Some patients came back so frequently we knew them well. Oscar Moore was a journalist who wrote a column called PWA – Person with AIDS – for The Guardian, a witty, handsome man in his thirties who brought laughter and brightness to the ward. He was allowed onto the ward as a ‘social’ admission – something you would never find nowadays because the NHS is too stretched – admitted for a few nights for respite because he was finding it hard to cope at home. The next time he was with us, he asked if I had brought my bicycle onto the ward. I couldn’t think what he meant until he pointed to the wheelchair by his bed. In just a few weeks, he had become so blind and confused he could no longer identify a wheelchair only a few feet away. His end was very quiet; he just slipped away on a whisper, breathed, then breathed no more.
I kept a diary and noted every time a patient died. After three years, there were more than 150 names of men and women on the list, almost one death a week.

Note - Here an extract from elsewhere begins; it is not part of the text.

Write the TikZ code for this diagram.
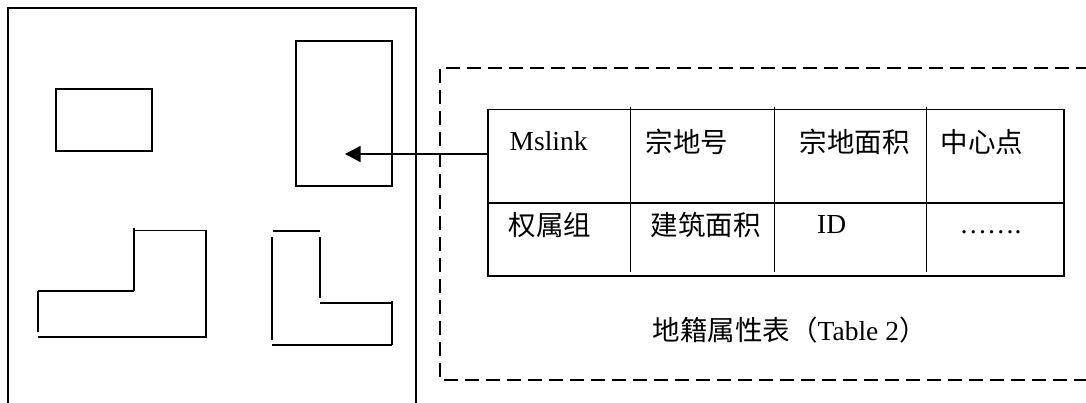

One memory that sums up our approach to nursing in those years for me is Billy. He was older than most of our patients, 54, a tiny Scotsman who arrived on the ward with all his belongings in black bin liners, bags and bags of stuff, and a guitar. He loved music, and played his guitar all the time – we had to negotiate with other patients to let him play it. He’d found God at some point in what had been a difficult life, and religion was important to him but so was his music. As he became sicker, he played his guitar less and less. We moved him into a side room with all his bags and a radio, which another of the nurses, Lucy, would switch on for him, and he’d sit on his bed rocking and saying Jesus loves me, Jesus loves me, as if he needed to convince himself.
One Sunday afternoon, I came onto the ward to find Lucy carting black bags out of his room, piling them up by the nurse’s station. Next, she pushed the bed out into the corridor, emptying Billy’s room completely. Then she tuned the radio to a programme of dance music. She and Billy started to dance in his empty room, the waltz, the cha cha, the foxtrot. They were perfectly in harmony, completely at peace dancing together. That embodied for me what nursing could and should be – meeting a patient’s needs in the most unexpected ways. The way we nursed those patients while they were dying is the best nursing the NHS has ever done, and I wish we could still do it that way.
Around 1996, the first anti-retroviral drugs arrived, and slowly the death rate began to fall. Soon, everything in HIV was pharmaceutically-driven. We more often saw people who were ill because of side-effects caused by their treatment, not because of AIDS.A large part of our job was to motivate patients to remain on their medication. Western people with HIV were generally open to trying the drugs, whereas many African patients were much more reluctant, fatalistic about letting AIDS kill them. Eventually fewer beds were needed, so Broderip Ward closed and we were moved to another part of the hospital. I used to go up to Broderip to look into the empty ward and remember the patients I’d met. One day, a man had beaten me to it, peering through the doors, the partner of a patient who’d died, there to remember too.
Nurses are important to patients, but the reverse is also true – we remember patients and are shaped by them. I’m a different person, and a better nurse, because of all the people I’ve nursed into death, and I still feel the loss of those young men and women. And if I feel like this all these years on, how must their family, friends and partners feel?